TASK TO CARRY OUT
Go through the material and tally the lines containing the string "this". Give the total alone.

-- START COLLECTED DATA --

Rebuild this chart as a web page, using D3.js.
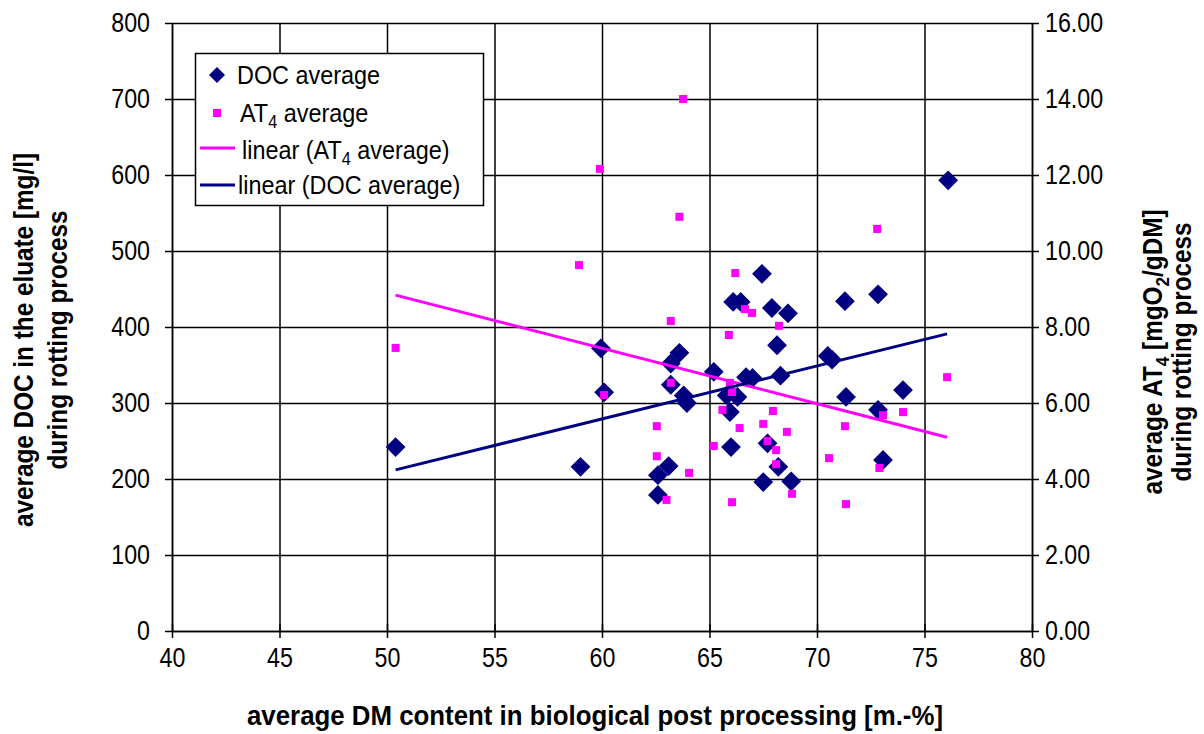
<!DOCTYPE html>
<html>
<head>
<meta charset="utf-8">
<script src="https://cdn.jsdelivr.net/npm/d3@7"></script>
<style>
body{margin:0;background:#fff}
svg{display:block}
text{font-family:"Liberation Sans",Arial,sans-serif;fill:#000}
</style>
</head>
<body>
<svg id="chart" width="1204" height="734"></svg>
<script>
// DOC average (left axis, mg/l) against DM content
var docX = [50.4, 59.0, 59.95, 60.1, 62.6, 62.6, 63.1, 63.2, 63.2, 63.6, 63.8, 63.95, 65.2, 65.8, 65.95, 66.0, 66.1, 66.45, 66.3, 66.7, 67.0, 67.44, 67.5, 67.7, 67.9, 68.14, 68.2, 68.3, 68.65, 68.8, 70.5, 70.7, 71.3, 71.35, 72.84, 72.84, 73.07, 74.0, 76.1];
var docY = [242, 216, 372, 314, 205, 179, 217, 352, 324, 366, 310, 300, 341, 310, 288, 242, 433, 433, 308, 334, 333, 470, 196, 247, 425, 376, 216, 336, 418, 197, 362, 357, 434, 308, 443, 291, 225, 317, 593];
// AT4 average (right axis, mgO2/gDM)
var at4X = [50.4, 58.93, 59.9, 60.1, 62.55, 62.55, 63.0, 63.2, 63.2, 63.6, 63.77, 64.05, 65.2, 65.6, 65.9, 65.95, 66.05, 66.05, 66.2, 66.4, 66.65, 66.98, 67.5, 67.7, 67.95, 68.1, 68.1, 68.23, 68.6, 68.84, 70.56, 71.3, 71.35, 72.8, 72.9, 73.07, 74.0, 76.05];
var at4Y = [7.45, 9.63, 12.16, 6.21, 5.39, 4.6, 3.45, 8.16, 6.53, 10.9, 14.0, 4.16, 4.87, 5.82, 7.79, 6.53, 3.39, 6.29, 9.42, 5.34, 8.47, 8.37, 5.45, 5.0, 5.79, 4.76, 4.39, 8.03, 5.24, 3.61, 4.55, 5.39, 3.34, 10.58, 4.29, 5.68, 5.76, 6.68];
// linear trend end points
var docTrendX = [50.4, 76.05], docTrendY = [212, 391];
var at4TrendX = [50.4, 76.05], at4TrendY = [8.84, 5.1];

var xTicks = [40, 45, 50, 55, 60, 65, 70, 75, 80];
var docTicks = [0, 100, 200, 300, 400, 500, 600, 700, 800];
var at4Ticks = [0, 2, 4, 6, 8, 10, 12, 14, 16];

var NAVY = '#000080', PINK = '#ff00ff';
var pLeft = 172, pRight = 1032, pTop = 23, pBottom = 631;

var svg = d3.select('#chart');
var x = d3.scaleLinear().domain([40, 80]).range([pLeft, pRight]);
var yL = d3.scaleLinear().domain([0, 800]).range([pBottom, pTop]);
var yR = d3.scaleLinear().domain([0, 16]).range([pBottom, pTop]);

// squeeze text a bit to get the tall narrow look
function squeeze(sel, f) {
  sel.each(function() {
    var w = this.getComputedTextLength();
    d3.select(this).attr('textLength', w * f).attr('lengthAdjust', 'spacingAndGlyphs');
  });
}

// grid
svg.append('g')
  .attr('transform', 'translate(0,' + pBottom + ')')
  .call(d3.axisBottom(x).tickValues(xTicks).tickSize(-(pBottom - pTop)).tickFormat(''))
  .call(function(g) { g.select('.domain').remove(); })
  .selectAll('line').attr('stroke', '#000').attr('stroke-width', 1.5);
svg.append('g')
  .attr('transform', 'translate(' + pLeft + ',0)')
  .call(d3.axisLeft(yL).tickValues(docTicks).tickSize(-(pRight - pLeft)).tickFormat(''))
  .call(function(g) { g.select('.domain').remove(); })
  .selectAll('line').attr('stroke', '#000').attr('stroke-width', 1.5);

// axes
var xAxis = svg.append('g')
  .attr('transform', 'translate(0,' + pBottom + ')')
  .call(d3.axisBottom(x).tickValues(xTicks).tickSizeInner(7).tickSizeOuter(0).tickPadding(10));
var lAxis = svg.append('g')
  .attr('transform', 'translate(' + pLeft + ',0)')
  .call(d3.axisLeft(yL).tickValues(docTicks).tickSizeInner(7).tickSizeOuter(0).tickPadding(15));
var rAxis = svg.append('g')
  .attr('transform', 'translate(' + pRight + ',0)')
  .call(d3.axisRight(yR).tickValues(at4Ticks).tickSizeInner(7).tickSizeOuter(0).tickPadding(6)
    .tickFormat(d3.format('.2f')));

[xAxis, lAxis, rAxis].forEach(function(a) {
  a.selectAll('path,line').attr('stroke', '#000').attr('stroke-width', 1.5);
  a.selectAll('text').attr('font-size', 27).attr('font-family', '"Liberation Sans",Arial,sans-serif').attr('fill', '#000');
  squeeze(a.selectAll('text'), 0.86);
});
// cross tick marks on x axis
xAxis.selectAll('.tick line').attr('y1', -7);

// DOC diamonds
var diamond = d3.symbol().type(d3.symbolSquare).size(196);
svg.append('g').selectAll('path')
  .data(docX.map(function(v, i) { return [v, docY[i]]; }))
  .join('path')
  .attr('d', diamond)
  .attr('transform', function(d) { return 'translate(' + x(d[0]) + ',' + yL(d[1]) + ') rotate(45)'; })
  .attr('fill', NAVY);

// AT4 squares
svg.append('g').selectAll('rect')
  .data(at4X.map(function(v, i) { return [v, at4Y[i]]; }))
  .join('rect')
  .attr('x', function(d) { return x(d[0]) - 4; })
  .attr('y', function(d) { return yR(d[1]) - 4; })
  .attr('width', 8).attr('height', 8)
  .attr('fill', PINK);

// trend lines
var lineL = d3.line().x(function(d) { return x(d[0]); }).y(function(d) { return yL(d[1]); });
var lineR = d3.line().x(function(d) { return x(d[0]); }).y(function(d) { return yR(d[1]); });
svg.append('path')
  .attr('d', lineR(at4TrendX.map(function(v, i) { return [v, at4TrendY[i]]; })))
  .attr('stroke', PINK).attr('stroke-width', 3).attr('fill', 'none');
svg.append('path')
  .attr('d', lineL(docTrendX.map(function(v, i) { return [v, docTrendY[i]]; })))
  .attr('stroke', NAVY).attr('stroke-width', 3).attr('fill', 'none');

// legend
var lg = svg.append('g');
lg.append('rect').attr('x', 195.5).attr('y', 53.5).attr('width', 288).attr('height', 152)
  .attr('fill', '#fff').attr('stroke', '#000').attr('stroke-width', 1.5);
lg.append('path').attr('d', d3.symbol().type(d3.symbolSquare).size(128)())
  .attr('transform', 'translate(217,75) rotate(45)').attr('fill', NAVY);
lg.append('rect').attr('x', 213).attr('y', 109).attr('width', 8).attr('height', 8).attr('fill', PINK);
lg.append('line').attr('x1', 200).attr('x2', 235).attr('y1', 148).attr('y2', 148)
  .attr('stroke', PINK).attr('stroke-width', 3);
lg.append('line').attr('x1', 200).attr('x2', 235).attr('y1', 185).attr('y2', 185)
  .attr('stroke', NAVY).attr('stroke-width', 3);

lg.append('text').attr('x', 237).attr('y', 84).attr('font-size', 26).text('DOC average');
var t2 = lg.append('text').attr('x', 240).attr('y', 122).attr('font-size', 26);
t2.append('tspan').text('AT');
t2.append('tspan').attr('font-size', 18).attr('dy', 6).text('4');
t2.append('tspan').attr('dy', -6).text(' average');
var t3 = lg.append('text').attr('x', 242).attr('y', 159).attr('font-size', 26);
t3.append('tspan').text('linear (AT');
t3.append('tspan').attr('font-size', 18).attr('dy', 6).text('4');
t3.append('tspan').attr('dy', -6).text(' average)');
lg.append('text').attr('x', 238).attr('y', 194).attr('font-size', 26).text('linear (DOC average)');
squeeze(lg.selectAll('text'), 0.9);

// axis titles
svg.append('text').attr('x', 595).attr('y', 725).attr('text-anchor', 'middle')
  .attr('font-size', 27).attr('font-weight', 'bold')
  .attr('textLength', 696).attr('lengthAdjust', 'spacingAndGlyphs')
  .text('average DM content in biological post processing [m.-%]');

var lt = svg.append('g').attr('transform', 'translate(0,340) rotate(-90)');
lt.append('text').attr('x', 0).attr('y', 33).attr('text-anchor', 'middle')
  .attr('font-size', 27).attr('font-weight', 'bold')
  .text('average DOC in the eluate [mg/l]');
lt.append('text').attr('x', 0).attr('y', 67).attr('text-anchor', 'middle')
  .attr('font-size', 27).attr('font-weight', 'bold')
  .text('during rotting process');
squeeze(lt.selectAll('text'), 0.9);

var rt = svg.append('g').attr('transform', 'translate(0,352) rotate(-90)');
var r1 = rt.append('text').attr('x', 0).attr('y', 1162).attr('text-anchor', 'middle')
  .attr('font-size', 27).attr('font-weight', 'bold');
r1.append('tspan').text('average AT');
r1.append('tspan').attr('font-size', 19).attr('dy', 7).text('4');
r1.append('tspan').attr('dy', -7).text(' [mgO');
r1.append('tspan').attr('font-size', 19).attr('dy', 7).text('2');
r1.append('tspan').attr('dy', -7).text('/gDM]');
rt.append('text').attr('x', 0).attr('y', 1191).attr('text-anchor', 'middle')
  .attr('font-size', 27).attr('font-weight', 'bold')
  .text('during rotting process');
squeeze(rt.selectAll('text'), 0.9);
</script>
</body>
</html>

-- END COLLECTED DATA --

WRITTEN RESPONSE
3